START RAW DATA
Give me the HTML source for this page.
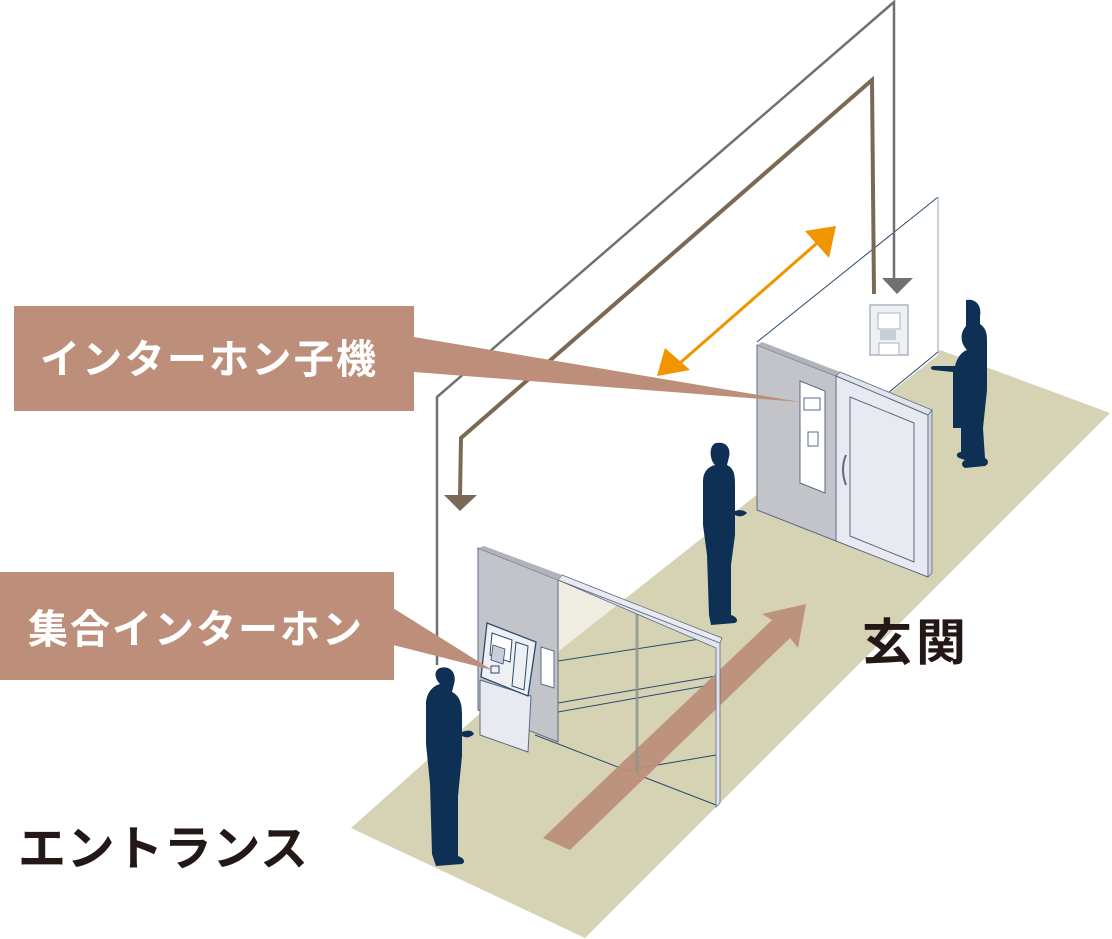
<!DOCTYPE html>
<html><head><meta charset="utf-8"><style>
html,body{margin:0;padding:0;background:#fff;}
svg{display:block;}
.lb{font-family:"Liberation Sans","Noto Sans CJK JP",sans-serif;font-weight:bold;}
</style></head><body>
<svg width="1112" height="939" viewBox="0 0 1112 939" xmlns="http://www.w3.org/2000/svg">
<polygon points="351,828 585,938 1110,413 940,350 478,715" fill="#d6d3b4"/>
<polygon points="757,342 938,197 938,355 890,393 757,500" fill="#fff"/>
<line x1="757" y1="342" x2="938" y2="197" stroke="#2a4a6e" stroke-width="1"/>
<line x1="938" y1="197" x2="938" y2="352" stroke="#b8c0cc" stroke-width="1.5"/>
<line x1="938" y1="352" x2="888" y2="393" stroke="#2a4a6e" stroke-width="1"/>
<rect x="870" y="305" width="38" height="50" fill="#eef0f4" stroke="#aab3c2" stroke-width="1.5"/>
<rect x="878" y="313" width="22" height="16" fill="#fff" stroke="#aab3c2"/>
<rect x="880" y="330" width="16" height="10" fill="#c9ced8"/>
<rect x="879" y="343" width="20" height="12" fill="#fff" stroke="#aab3c2"/>
<polyline points="437,665 437,397 894,2 894,280" fill="none" stroke="#707070" stroke-width="2.5"/>
<polygon points="882,278 913,278 897,294" fill="#707070"/>
<polyline points="874,294 872,80 461,438 460,497" fill="none" stroke="#7a6a55" stroke-width="4"/>
<polygon points="444,495 477,495 460,511" fill="#7a6a55"/>
<line x1="672" y1="370" x2="824" y2="237" stroke="#f09400" stroke-width="3"/>
<polygon points="836,226 805,231 829,258" fill="#f09400"/>
<polygon points="657,376 690,370 665,348" fill="#f09400"/>
<polygon points="757,345 836,376 836,541 757,510" fill="#c2c4ca" stroke="#5a6b85" stroke-width="1"/>
<polygon points="757,345 762,342 840,372 836,376" fill="#b0b3ba"/>
<polygon points="836,376 840,372 932,410 928,415" fill="#e2e4ec" stroke="#5a6b85" stroke-width="0.8"/>
<polygon points="836,376 928,415 928,577 836,541" fill="#e9e9f1" stroke="#5a6b85" stroke-width="1"/>
<polygon points="928,415 932,410 932,573 928,577" fill="#cfd2da" stroke="#5a6b85" stroke-width="0.8"/>
<polygon points="850,397 914,423 914,562 850,536" fill="none" stroke="#5a6b85" stroke-width="1"/>
<path d="M846,455 q-6,14 0,30" fill="none" stroke="#5a6b85" stroke-width="2"/>
<polygon points="800,381 825,391 825,493 800,483" fill="#fff" stroke="#5a6b85" stroke-width="1"/>
<rect x="804" y="398" width="16" height="12" fill="none" stroke="#5a6b85"/>
<rect x="808" y="432" width="10" height="14" fill="none" stroke="#5a6b85"/>
<polygon points="414,337 414,372 800,402" fill="#bd8f7a"/>
<rect x="14" y="306" width="400" height="105" fill="#bd8f7a"/>
<text x="40" y="373" class="lb" font-size="40" fill="#fff" textLength="336">インターホン子機</text>
<polygon points="558,580 720,643 716,805 558,742" fill="#d6d3b4" fill-opacity="0.4"/>
<line x1="558" y1="661" x2="713" y2="637" stroke="#2a4a6e" stroke-width="1"/>
<line x1="558" y1="703" x2="716" y2="676" stroke="#2a4a6e" stroke-width="1"/>
<line x1="558" y1="712" x2="716" y2="684" stroke="#2a4a6e" stroke-width="1"/>
<line x1="628" y1="770" x2="716" y2="755" stroke="#2a4a6e" stroke-width="1"/>
<line x1="535" y1="735" x2="716" y2="805" stroke="#2a4a6e" stroke-width="1"/>
<polygon points="543,838 570,850 790,638 798,648 806,604 762,614 772,620" fill="#bd8f7a" fill-opacity="0.95"/>
<line x1="637" y1="614" x2="637" y2="772" stroke="#8c9490" stroke-width="3" opacity="0.8"/>
<polygon points="558,580 720,643 720,803 716,807 716,648" fill="#e2e4ec" stroke="#5a6b85" stroke-width="0.8"/>
<polygon points="558,580 562,575 722,638 720,643" fill="#e9e9f1" stroke="#5a6b85" stroke-width="0.8"/>
<polygon points="478,548 558,580 558,742 478,710" fill="#c2c4ca" stroke="#5a6b85" stroke-width="1"/>
<polygon points="478,548 484,546 562,575 558,580" fill="#b0b3ba"/>
<polygon points="541,647 554,651 554,688 541,684" fill="#fff" stroke="#5a6b85"/>
<polygon points="480,680 531,696 528,752 480,735" fill="#e9e9f1" stroke="#5a6b85" stroke-width="1"/>
<polygon points="487,623 536,642 528,696 481,677" fill="#eef0f4" stroke="#2a4a6e" stroke-width="1.3"/>
<polygon points="492,633 512,640 510,662 490,655" fill="#fff" stroke="#2a4a6e"/>
<polygon points="493,645 505,649 503,664 491,660" fill="#c9ced8" stroke="#2a4a6e" stroke-width="0.8"/>
<polygon points="516,642 528,646 524,690 512,686" fill="none" stroke="#2a4a6e"/>
<rect x="491" y="666" width="8" height="7" fill="none" stroke="#2a4a6e"/>
<polygon points="393,608 393,645 492,670" fill="#bd8f7a"/>
<rect x="0" y="572" width="394" height="108" fill="#bd8f7a"/>
<text x="28" y="643" class="lb" font-size="40" fill="#fff" textLength="334">集合インターホン</text>
<g fill="#0f3055">
<path d="M440,668 c11,-3 17,6 14,16 l-2,8 c8,4 10,12 10,22 l0,18 c6,-2 10,-2 12,2 c-4,4 -8,4 -12,2 l0,20 l-4,40 l0,60 c6,2 8,6 4,8 l-26,2 l-4,-12 l-2,-70 l-4,-40 l0,-40 c0,-10 6,-18 14,-20 c-6,-6 -6,-14 0,-16z"/>
<path d="M716,443 c11,-2 15,6 13,14 l-2,8 c6,3 8,8 8,18 l0,28 c6,-2 10,0 12,2 c-4,4 -8,4 -12,2 l0,20 l-4,30 l0,50 c6,2 8,6 4,8 l-24,2 l-2,-10 l-2,-60 l-4,-30 l0,-44 c0,-8 4,-14 12,-16 c-6,-6 -6,-20 1,-22z"/>
<path d="M966,300 c10,-2 16,6 14,16 l0,8 c6,4 7,10 7,16 l0,50 l-4,38 l2,30 c4,2 4,6 0,8 l-20,2 c-4,-2 -4,-6 0,-8 l-6,-2 c-4,-2 -2,-6 2,-6 l0,-24 l-8,0 l0,-42 l0,-14 l-20,-2 c-4,-2 -2,-4 2,-4 l20,0 c2,-8 6,-14 12,-16 c-6,-6 -8,-16 -1,-24z"/>
</g>
<text x="18" y="865" class="lb" font-size="48" fill="#231815" textLength="290">エントランス</text>
<text x="862" y="660" class="lb" font-size="50" fill="#231815" textLength="104">玄関</text>
</svg>
</body></html>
END RAW DATA
* _WRITTEN PROBLEM_:
Repeat the data exactly, excluding the pictures.

* _WRITTEN SOLUTION_:
Give me the HTML source for this page.
<!DOCTYPE html>
<html><head><meta charset="utf-8"><style>
html,body{margin:0;padding:0;background:#fff;}
svg{display:block;}
.lb{font-family:"Liberation Sans","Noto Sans CJK JP",sans-serif;font-weight:bold;}
</style></head><body>
<svg width="1112" height="939" viewBox="0 0 1112 939" xmlns="http://www.w3.org/2000/svg">
<polygon points="351,828 585,938 1110,413 940,350 478,715" fill="#d6d3b4"/>
<polygon points="757,342 938,197 938,355 890,393 757,500" fill="#fff"/>
<line x1="757" y1="342" x2="938" y2="197" stroke="#2a4a6e" stroke-width="1"/>
<line x1="938" y1="197" x2="938" y2="352" stroke="#b8c0cc" stroke-width="1.5"/>
<line x1="938" y1="352" x2="888" y2="393" stroke="#2a4a6e" stroke-width="1"/>
<rect x="870" y="305" width="38" height="50" fill="#eef0f4" stroke="#aab3c2" stroke-width="1.5"/>
<rect x="878" y="313" width="22" height="16" fill="#fff" stroke="#aab3c2"/>
<rect x="880" y="330" width="16" height="10" fill="#c9ced8"/>
<rect x="879" y="343" width="20" height="12" fill="#fff" stroke="#aab3c2"/>
<polyline points="437,665 437,397 894,2 894,280" fill="none" stroke="#707070" stroke-width="2.5"/>
<polygon points="882,278 913,278 897,294" fill="#707070"/>
<polyline points="874,294 872,80 461,438 460,497" fill="none" stroke="#7a6a55" stroke-width="4"/>
<polygon points="444,495 477,495 460,511" fill="#7a6a55"/>
<line x1="672" y1="370" x2="824" y2="237" stroke="#f09400" stroke-width="3"/>
<polygon points="836,226 805,231 829,258" fill="#f09400"/>
<polygon points="657,376 690,370 665,348" fill="#f09400"/>
<polygon points="757,345 836,376 836,541 757,510" fill="#c2c4ca" stroke="#5a6b85" stroke-width="1"/>
<polygon points="757,345 762,342 840,372 836,376" fill="#b0b3ba"/>
<polygon points="836,376 840,372 932,410 928,415" fill="#e2e4ec" stroke="#5a6b85" stroke-width="0.8"/>
<polygon points="836,376 928,415 928,577 836,541" fill="#e9e9f1" stroke="#5a6b85" stroke-width="1"/>
<polygon points="928,415 932,410 932,573 928,577" fill="#cfd2da" stroke="#5a6b85" stroke-width="0.8"/>
<polygon points="850,397 914,423 914,562 850,536" fill="none" stroke="#5a6b85" stroke-width="1"/>
<path d="M846,455 q-6,14 0,30" fill="none" stroke="#5a6b85" stroke-width="2"/>
<polygon points="800,381 825,391 825,493 800,483" fill="#fff" stroke="#5a6b85" stroke-width="1"/>
<rect x="804" y="398" width="16" height="12" fill="none" stroke="#5a6b85"/>
<rect x="808" y="432" width="10" height="14" fill="none" stroke="#5a6b85"/>
<polygon points="414,337 414,372 800,402" fill="#bd8f7a"/>
<rect x="14" y="306" width="400" height="105" fill="#bd8f7a"/>
<text x="40" y="373" class="lb" font-size="40" fill="#fff" textLength="336">インターホン子機</text>
<polygon points="558,580 720,643 716,805 558,742" fill="#d6d3b4" fill-opacity="0.4"/>
<line x1="558" y1="661" x2="713" y2="637" stroke="#2a4a6e" stroke-width="1"/>
<line x1="558" y1="703" x2="716" y2="676" stroke="#2a4a6e" stroke-width="1"/>
<line x1="558" y1="712" x2="716" y2="684" stroke="#2a4a6e" stroke-width="1"/>
<line x1="628" y1="770" x2="716" y2="755" stroke="#2a4a6e" stroke-width="1"/>
<line x1="535" y1="735" x2="716" y2="805" stroke="#2a4a6e" stroke-width="1"/>
<polygon points="543,838 570,850 790,638 798,648 806,604 762,614 772,620" fill="#bd8f7a" fill-opacity="0.95"/>
<line x1="637" y1="614" x2="637" y2="772" stroke="#8c9490" stroke-width="3" opacity="0.8"/>
<polygon points="558,580 720,643 720,803 716,807 716,648" fill="#e2e4ec" stroke="#5a6b85" stroke-width="0.8"/>
<polygon points="558,580 562,575 722,638 720,643" fill="#e9e9f1" stroke="#5a6b85" stroke-width="0.8"/>
<polygon points="478,548 558,580 558,742 478,710" fill="#c2c4ca" stroke="#5a6b85" stroke-width="1"/>
<polygon points="478,548 484,546 562,575 558,580" fill="#b0b3ba"/>
<polygon points="541,647 554,651 554,688 541,684" fill="#fff" stroke="#5a6b85"/>
<polygon points="480,680 531,696 528,752 480,735" fill="#e9e9f1" stroke="#5a6b85" stroke-width="1"/>
<polygon points="487,623 536,642 528,696 481,677" fill="#eef0f4" stroke="#2a4a6e" stroke-width="1.3"/>
<polygon points="492,633 512,640 510,662 490,655" fill="#fff" stroke="#2a4a6e"/>
<polygon points="493,645 505,649 503,664 491,660" fill="#c9ced8" stroke="#2a4a6e" stroke-width="0.8"/>
<polygon points="516,642 528,646 524,690 512,686" fill="none" stroke="#2a4a6e"/>
<rect x="491" y="666" width="8" height="7" fill="none" stroke="#2a4a6e"/>
<polygon points="393,608 393,645 492,670" fill="#bd8f7a"/>
<rect x="0" y="572" width="394" height="108" fill="#bd8f7a"/>
<text x="28" y="643" class="lb" font-size="40" fill="#fff" textLength="334">集合インターホン</text>
<g fill="#0f3055">
<path d="M440,668 c11,-3 17,6 14,16 l-2,8 c8,4 10,12 10,22 l0,18 c6,-2 10,-2 12,2 c-4,4 -8,4 -12,2 l0,20 l-4,40 l0,60 c6,2 8,6 4,8 l-26,2 l-4,-12 l-2,-70 l-4,-40 l0,-40 c0,-10 6,-18 14,-20 c-6,-6 -6,-14 0,-16z"/>
<path d="M716,443 c11,-2 15,6 13,14 l-2,8 c6,3 8,8 8,18 l0,28 c6,-2 10,0 12,2 c-4,4 -8,4 -12,2 l0,20 l-4,30 l0,50 c6,2 8,6 4,8 l-24,2 l-2,-10 l-2,-60 l-4,-30 l0,-44 c0,-8 4,-14 12,-16 c-6,-6 -6,-20 1,-22z"/>
<path d="M966,300 c10,-2 16,6 14,16 l0,8 c6,4 7,10 7,16 l0,50 l-4,38 l2,30 c4,2 4,6 0,8 l-20,2 c-4,-2 -4,-6 0,-8 l-6,-2 c-4,-2 -2,-6 2,-6 l0,-24 l-8,0 l0,-42 l0,-14 l-20,-2 c-4,-2 -2,-4 2,-4 l20,0 c2,-8 6,-14 12,-16 c-6,-6 -8,-16 -1,-24z"/>
</g>
<text x="18" y="865" class="lb" font-size="48" fill="#231815" textLength="290">エントランス</text>
<text x="862" y="660" class="lb" font-size="50" fill="#231815" textLength="104">玄関</text>
</svg>
</body></html>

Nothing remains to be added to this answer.